He may be only the First Minister of a subsidiary, devolved government, but he treats the Prime Minister as an equal – if not an inferior. He is well on his way to holding his referendum on the break-up of the United Kingdom, and, though he may not achieve that goal, few doubt that the result of a three-question referendum will leave him with greatly extended powers.
Yet, now that he is well into his fifth year as First Minister, it’s fair to ask what he has achieved of lasting value. What has his government done to improve Scotland? Which of the urgent issues have been addressed? Some, it must be admitted, are beyond his powers. There is little the devolved government can do to stimulate the economy or reform the cumbersome and wasteful system of social security. These are matters still reserved to Westminster.
But there is one subject for which Holyrood and the Scottish Government have total responsibility – as indeed the Scottish Office had even before devolution. This is education, and there is nothing more important or urgent in Scotland today than effecting improvements in our schools. Yet here the SNP government has done nothing but tinker. To some extent this is understandable. It inherited the new “Curriculum for Excellence” and it will be years before any assessment of it may be fairly made.
Yet nobody can pretend the high reputation which Scottish education once enjoyed is still deserved. Of course there are many good schools and good teachers in Scotland, and some at least of our universities maintain very high standards. But it is equally clear that the present system fails too many children. Too many leave school barely literate, barely numerate, and ill-equipped for adult life. Too many are, as it were, programmed for failure, doomed to unemployment or, at best, to low-skill employment. Many are, in the view of employers, unemployable. They are the casualties of an education system mired in complacency. “The underclass” is an unpleasant term, yet that is what we have created in Scotland: tens of thousands of young people who live badly and have little prospect of ever living better. It is shameful. It is a national scandal, but one we appear content to tolerate.

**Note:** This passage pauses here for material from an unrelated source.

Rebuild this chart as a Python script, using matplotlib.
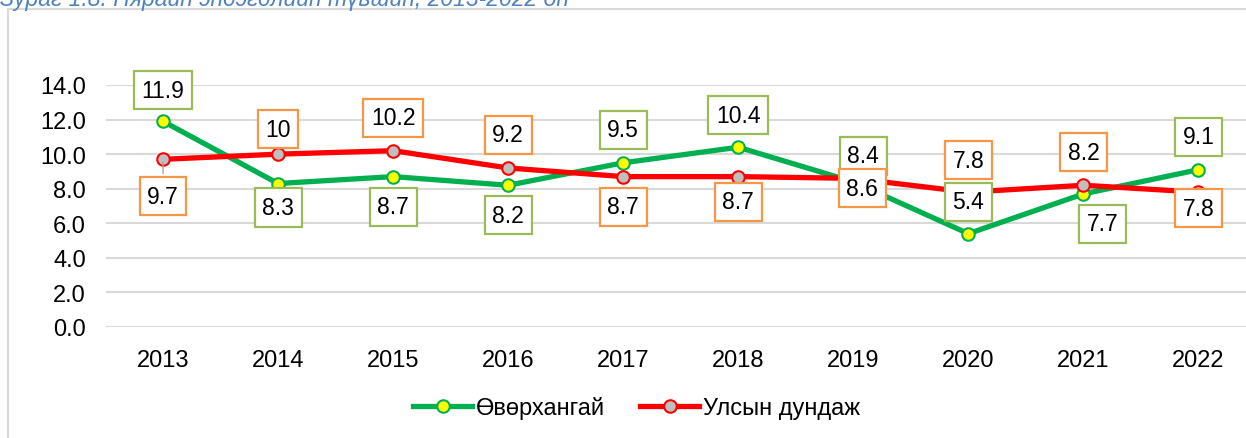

Beside this, the constitution is insignificant. Independence would mean very little to the young people whose inadequate education has equipped them only for failure. Without a reform of our education system, any constitutional change will not make Scotland a better country. Yet the Scottish Government already has the power to effect such reform, and does nothing. The complacency of our educational establishment is undisturbed.
Attempts to reform schools in England were set in motion by Tony Blair and are now being carried on with enthusiasm by the minister for education in England, Michael Gove, who is an Aberdonian. The Scottish educational establishment showed no interest in Blair’s Academies, set up to take over and regenerate failing schools, and shows no interest in Gove’s programme of Free Schools – self-governing schools financed directly from taxation. These are English experiments and therefore deemed undesirable here in Scotland. They may not be the best way to go, but they do represent a willingness to address a problem which is acute on either side of the Border. In England they are taking action; in Scotland we aren’t.
My view is that a thoroughgoing structural reorganisation is desirable. It is commonly recognised that a great many children leave their primary school happy and self-confident, only to lose their way in the first two years of secondary school. This is sad, but, equally sadly, it is not surprising. They move from a comparatively sheltered environment to an unsheltered one. They move from having had one class teacher to being confronted by a number of teachers, few, perhaps none, of whom have the chance to get to know them as well as their primary school teachers did. Consequently many experience a considerable culture shock for which they are ill-prepared. At the age of 11 they are still children, but are thrown into a world dominated by adolescents.
The independent sector has always reckoned that 11 is too young an age to make this transition. In its schools, children commonly move from their preparatory or junior school at 13, not 11. Even 13-year-olds may find the transition difficult and demanding. It is far more daunting for kids of 11.
If it is generally accepted that the first two years of secondary school are those in which many children go astray, then any programme of reform might start by addressing this question. We should ask whether the two-tier arrangement – primary and secondary schools – is the right one, or whether we might not be better with a three-tier structure: primary, intermediate (from 11 to 14) and senior from 14 upwards. In the intermediate school, children would be free from many of the pressures now experienced in the first years of secondary school. They would be more likely to develop confidence and a sense of responsibility.
Such a change would require a big reorganisation and capital investment in new schools. It might also require some reform of teacher training. It would be a bold leap to take. Yet any government that was really willing to address the inadequacy of things as they are now might at least experiment with it in areas of conspicuous educational failure – in Glasgow, for example.
The inadequacies of our present system constitute the most serious social problem in Scotland today. A great deal of what is wrong with our country stems from educational failure, and it is grotesque and wicked that so many of our children are programmed for failure in adult life. The powers of the Scottish Government are limited by law in many areas, but in this vital one Alex Salmond and his education team have unlimited power. Failure to address the problem is a dereliction of duty. Beside the issue of an educational system that fails so many children, the constitutional question is, I repeat, of minor importance.